Just because someone doesn’t like peaches does that automatically mean that something is wrong with the peach? NO. The peach is perfect at being a peach.
I personally think grapefruit is disgusting. I think it’s beautiful, it even smells good but I do not want to eat it ever. I think it’s gross. If the grapefruit could think it could easily make my thoughts and my comments about itself right? It could think things like, she doesn’t like me, something must be wrong with me. But is there something wrong with the grapefruit? No. The grapefruit is perfect at being a grapefruit. My thoughts and comments have everything to do with me, my preferences, my tastes, and opinions. Nothing is wrong with me either. We’re just different. In fact, I have a family member that LOVES grapefruit. He’s not offended that I don’t like grapefruit because it’s not about him. My actions, preferences, thoughts have everything to do with me.
You are perfect at being YOU
Take the Ancient One’s advice and remember, what others do, say, think, or feel is not about you. You are perfect at being you. Right now, nothing needs to be fixed, changed, altered for you to be perfect and whole, valuable, and accepted. You are a child of God and you are perfect at such.

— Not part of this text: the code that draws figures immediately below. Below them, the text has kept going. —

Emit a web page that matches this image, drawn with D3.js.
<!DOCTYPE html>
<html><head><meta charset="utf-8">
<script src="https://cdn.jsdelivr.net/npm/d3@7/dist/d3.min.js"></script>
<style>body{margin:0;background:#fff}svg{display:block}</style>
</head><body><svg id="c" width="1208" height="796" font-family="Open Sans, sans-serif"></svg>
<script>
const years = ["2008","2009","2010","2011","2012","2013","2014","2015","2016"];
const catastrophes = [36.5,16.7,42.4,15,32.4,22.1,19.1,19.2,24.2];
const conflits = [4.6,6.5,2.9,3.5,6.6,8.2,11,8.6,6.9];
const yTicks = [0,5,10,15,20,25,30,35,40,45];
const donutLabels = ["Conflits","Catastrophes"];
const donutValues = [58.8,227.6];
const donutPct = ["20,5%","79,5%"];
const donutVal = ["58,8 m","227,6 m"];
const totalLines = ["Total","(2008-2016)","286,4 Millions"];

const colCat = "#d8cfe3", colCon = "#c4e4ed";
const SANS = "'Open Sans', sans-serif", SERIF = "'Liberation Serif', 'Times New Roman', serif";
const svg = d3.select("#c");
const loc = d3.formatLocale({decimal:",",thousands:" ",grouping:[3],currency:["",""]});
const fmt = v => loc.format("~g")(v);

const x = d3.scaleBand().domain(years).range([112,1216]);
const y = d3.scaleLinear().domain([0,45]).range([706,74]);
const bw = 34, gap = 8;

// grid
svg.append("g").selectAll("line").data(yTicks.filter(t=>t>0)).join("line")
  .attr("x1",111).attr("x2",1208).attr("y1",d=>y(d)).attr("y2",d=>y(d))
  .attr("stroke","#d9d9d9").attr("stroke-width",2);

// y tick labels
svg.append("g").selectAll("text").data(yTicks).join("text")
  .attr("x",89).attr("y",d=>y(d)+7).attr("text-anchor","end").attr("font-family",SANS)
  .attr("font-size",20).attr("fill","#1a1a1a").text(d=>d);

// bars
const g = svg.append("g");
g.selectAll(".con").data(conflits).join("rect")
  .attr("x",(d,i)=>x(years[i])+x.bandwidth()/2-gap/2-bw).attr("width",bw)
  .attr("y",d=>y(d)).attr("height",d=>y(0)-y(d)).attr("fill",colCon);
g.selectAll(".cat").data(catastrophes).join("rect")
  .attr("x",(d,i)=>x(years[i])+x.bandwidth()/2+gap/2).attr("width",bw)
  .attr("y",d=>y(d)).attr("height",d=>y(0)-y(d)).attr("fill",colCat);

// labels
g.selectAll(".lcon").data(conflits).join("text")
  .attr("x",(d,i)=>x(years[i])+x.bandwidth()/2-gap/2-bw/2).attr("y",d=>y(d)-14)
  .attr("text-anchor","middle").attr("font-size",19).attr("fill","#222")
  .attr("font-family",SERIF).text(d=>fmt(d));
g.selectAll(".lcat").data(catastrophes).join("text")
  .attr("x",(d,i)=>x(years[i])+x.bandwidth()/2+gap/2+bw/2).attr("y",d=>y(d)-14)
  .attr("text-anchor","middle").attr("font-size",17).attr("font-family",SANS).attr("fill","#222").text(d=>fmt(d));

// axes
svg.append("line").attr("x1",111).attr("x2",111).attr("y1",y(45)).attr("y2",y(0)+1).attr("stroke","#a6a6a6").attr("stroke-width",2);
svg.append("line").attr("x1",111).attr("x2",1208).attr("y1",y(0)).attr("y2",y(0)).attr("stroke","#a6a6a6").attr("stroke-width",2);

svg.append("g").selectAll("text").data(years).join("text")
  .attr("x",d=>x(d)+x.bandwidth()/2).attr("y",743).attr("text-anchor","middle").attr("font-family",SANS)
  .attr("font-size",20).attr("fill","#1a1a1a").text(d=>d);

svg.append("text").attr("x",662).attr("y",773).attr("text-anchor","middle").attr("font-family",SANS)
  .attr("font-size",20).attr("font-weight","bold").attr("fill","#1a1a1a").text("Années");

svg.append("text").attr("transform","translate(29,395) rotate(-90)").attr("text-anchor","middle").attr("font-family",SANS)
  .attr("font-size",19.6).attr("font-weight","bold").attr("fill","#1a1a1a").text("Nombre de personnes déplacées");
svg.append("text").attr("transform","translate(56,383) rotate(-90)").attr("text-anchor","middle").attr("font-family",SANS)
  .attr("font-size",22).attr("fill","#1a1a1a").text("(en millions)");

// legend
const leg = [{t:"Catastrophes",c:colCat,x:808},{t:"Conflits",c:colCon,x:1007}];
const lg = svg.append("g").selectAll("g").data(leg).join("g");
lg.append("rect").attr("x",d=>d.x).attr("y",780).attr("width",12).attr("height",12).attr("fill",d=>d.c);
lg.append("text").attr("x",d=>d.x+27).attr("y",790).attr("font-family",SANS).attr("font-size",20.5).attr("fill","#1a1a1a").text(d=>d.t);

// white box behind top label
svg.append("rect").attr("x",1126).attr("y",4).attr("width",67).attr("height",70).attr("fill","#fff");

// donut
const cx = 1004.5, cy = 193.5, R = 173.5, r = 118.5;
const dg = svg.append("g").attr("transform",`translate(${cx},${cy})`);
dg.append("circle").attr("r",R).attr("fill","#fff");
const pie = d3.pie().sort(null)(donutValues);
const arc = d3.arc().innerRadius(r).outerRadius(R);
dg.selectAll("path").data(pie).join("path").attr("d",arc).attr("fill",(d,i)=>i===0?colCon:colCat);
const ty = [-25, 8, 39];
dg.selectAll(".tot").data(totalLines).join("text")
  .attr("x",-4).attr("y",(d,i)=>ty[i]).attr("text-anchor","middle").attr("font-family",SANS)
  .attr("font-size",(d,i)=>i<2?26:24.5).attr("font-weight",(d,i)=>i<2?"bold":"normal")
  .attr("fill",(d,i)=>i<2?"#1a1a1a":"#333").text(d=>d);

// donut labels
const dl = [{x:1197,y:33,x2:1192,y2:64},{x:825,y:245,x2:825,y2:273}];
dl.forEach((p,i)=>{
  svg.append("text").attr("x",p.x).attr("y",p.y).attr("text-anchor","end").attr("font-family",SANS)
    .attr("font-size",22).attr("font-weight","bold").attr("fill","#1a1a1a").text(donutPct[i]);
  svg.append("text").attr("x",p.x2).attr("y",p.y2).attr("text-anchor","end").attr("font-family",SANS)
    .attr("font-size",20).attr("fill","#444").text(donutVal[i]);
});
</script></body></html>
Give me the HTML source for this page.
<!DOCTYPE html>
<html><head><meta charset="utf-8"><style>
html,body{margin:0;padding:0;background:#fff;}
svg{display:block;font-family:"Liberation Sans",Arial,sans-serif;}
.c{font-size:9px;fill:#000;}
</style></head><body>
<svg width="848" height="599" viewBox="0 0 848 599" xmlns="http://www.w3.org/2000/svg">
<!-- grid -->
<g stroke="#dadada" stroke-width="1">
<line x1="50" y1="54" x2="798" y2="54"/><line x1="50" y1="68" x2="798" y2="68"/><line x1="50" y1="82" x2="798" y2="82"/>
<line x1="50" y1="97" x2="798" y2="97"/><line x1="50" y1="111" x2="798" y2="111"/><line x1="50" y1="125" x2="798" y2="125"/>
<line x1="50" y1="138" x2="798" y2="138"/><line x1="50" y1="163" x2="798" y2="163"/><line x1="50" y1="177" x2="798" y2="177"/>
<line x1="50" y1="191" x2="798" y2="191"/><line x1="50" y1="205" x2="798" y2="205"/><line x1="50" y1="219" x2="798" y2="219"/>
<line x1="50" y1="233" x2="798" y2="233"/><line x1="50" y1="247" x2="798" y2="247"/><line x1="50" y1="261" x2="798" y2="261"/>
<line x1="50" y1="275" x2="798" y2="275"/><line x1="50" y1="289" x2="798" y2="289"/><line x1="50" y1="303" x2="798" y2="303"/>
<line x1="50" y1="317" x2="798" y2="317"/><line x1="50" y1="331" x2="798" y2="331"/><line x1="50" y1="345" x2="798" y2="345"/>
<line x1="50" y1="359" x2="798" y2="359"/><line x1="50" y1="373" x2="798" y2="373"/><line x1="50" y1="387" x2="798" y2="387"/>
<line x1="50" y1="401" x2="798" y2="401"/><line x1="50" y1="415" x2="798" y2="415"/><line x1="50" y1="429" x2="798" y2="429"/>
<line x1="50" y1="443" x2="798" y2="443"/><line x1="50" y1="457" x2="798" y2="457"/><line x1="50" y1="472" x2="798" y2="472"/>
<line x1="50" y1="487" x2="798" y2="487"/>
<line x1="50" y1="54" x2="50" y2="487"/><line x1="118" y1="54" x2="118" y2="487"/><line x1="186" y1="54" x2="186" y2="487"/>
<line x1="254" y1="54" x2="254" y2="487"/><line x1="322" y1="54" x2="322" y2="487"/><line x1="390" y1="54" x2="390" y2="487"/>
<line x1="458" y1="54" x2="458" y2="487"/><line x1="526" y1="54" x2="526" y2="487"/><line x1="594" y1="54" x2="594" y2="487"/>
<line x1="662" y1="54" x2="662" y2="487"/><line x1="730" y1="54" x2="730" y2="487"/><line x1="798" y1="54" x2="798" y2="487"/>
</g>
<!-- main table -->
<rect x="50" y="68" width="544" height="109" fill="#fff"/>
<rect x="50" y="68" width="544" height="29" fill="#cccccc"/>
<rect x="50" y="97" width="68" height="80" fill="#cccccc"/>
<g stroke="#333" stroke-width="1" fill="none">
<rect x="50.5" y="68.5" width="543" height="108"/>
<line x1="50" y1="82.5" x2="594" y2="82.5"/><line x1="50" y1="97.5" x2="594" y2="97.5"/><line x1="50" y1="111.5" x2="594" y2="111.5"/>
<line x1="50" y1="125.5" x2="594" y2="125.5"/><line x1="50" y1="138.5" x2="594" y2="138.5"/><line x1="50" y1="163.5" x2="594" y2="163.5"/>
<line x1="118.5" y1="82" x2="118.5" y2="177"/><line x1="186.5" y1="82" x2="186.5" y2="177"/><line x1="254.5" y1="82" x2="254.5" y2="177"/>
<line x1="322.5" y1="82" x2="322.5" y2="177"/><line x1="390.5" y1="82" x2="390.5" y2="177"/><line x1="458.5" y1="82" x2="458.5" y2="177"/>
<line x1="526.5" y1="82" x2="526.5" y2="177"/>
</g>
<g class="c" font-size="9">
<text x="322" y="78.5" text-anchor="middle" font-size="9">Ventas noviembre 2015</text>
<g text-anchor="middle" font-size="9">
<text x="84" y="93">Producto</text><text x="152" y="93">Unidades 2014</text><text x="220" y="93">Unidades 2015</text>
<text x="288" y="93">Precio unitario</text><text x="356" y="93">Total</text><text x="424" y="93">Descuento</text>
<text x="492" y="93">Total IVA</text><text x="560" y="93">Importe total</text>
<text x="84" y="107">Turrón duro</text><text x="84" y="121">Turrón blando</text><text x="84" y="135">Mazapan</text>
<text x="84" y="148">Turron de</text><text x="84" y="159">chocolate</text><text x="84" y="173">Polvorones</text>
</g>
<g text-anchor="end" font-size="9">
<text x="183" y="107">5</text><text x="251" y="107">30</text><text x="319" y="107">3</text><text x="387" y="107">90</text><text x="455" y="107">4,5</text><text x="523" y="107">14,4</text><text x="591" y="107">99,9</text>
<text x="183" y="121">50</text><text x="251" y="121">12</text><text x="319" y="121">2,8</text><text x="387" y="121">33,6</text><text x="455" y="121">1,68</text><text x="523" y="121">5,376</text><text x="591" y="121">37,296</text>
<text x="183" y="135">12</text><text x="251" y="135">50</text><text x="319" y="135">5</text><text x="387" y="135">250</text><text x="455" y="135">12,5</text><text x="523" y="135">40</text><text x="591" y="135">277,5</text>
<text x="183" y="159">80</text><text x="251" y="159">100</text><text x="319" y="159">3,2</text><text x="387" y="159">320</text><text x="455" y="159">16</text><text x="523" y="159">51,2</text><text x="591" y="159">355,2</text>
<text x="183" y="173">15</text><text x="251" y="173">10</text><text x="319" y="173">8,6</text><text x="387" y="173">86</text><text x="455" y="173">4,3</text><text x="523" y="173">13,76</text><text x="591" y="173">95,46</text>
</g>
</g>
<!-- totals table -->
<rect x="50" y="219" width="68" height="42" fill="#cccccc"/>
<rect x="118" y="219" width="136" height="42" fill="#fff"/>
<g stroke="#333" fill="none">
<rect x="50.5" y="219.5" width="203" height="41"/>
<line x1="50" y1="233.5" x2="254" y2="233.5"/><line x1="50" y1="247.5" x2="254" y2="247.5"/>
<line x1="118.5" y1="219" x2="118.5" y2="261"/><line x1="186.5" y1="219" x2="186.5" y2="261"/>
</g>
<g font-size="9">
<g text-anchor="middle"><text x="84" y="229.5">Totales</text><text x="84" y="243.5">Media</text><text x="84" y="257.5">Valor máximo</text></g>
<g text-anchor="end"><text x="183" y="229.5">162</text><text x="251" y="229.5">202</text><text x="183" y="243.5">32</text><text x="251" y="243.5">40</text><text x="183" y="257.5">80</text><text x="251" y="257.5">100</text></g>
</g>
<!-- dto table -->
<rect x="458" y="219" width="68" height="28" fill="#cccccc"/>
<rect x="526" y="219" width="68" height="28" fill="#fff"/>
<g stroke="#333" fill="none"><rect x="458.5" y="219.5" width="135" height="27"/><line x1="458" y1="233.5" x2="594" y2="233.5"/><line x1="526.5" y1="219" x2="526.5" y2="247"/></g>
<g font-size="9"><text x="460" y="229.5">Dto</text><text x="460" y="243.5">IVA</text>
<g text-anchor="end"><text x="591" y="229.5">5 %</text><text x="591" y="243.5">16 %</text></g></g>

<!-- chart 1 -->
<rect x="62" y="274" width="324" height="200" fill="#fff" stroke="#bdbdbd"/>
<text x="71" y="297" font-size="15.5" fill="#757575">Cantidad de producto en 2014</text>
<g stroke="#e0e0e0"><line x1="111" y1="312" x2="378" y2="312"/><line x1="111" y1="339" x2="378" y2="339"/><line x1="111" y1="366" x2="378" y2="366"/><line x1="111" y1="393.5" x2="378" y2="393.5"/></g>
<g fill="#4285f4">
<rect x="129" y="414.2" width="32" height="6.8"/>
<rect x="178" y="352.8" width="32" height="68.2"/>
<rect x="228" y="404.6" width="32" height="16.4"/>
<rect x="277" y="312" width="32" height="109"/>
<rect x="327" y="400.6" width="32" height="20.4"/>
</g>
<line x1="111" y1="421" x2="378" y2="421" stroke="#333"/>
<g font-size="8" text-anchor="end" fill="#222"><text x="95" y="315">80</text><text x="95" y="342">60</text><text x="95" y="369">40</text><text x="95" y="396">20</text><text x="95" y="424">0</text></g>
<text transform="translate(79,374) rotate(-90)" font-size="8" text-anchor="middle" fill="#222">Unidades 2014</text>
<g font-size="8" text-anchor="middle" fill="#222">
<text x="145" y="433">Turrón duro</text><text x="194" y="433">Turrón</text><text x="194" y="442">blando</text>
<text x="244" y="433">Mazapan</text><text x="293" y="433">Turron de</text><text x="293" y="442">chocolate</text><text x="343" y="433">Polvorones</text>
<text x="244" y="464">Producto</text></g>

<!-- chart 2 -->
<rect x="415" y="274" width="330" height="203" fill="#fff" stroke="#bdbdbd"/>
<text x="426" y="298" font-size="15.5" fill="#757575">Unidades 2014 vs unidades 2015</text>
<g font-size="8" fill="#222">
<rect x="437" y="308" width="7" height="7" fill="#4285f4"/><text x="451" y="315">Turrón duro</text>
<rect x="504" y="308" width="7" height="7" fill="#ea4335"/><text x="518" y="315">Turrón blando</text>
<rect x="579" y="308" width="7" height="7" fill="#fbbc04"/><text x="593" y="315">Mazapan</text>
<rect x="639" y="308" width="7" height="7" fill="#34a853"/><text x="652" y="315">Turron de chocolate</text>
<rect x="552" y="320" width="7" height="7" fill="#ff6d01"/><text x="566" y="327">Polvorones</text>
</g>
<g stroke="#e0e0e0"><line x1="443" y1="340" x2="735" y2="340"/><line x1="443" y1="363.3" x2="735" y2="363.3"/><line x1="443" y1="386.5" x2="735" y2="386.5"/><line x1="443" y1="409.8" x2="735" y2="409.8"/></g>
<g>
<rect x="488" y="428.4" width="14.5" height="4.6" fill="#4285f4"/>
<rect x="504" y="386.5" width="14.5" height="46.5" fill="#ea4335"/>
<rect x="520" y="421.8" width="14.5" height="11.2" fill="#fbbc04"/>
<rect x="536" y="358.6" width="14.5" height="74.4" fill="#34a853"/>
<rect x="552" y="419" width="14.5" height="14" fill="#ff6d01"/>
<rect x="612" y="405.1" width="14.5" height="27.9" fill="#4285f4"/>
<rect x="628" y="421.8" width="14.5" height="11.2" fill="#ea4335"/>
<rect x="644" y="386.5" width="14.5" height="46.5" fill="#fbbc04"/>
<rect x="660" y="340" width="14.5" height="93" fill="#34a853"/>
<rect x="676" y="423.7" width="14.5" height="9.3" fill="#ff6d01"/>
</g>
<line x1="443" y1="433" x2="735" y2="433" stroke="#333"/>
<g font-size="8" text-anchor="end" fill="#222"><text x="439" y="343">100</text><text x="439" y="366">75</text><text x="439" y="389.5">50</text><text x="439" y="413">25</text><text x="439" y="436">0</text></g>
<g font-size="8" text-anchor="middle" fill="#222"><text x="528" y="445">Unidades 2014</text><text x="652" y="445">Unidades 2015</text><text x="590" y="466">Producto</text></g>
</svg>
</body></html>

This isn’t to say that we stop trying to become more if we’re perfect already. We’re always wanting to refine ourselves and grow but it’s not because something is wrong with us it’s because we’re ready and capable of learning more.
So let’s recap:
1.) Take ownership of your emotional bucket and the responsibility to FILL your own bucket.
2.) Locate what the real problem is. Why does their actions, words, thoughts bother you? Why is it causing you anxiety and fear?
3.) Remember, it’s not about you. What they say or do or even think is not about you but about them.
These three steps will offer you so much freedom to live authentically. To show up in any situation as your best self. To give the gift of your own uniqueness to the world.
You got this my friends! Have a great week!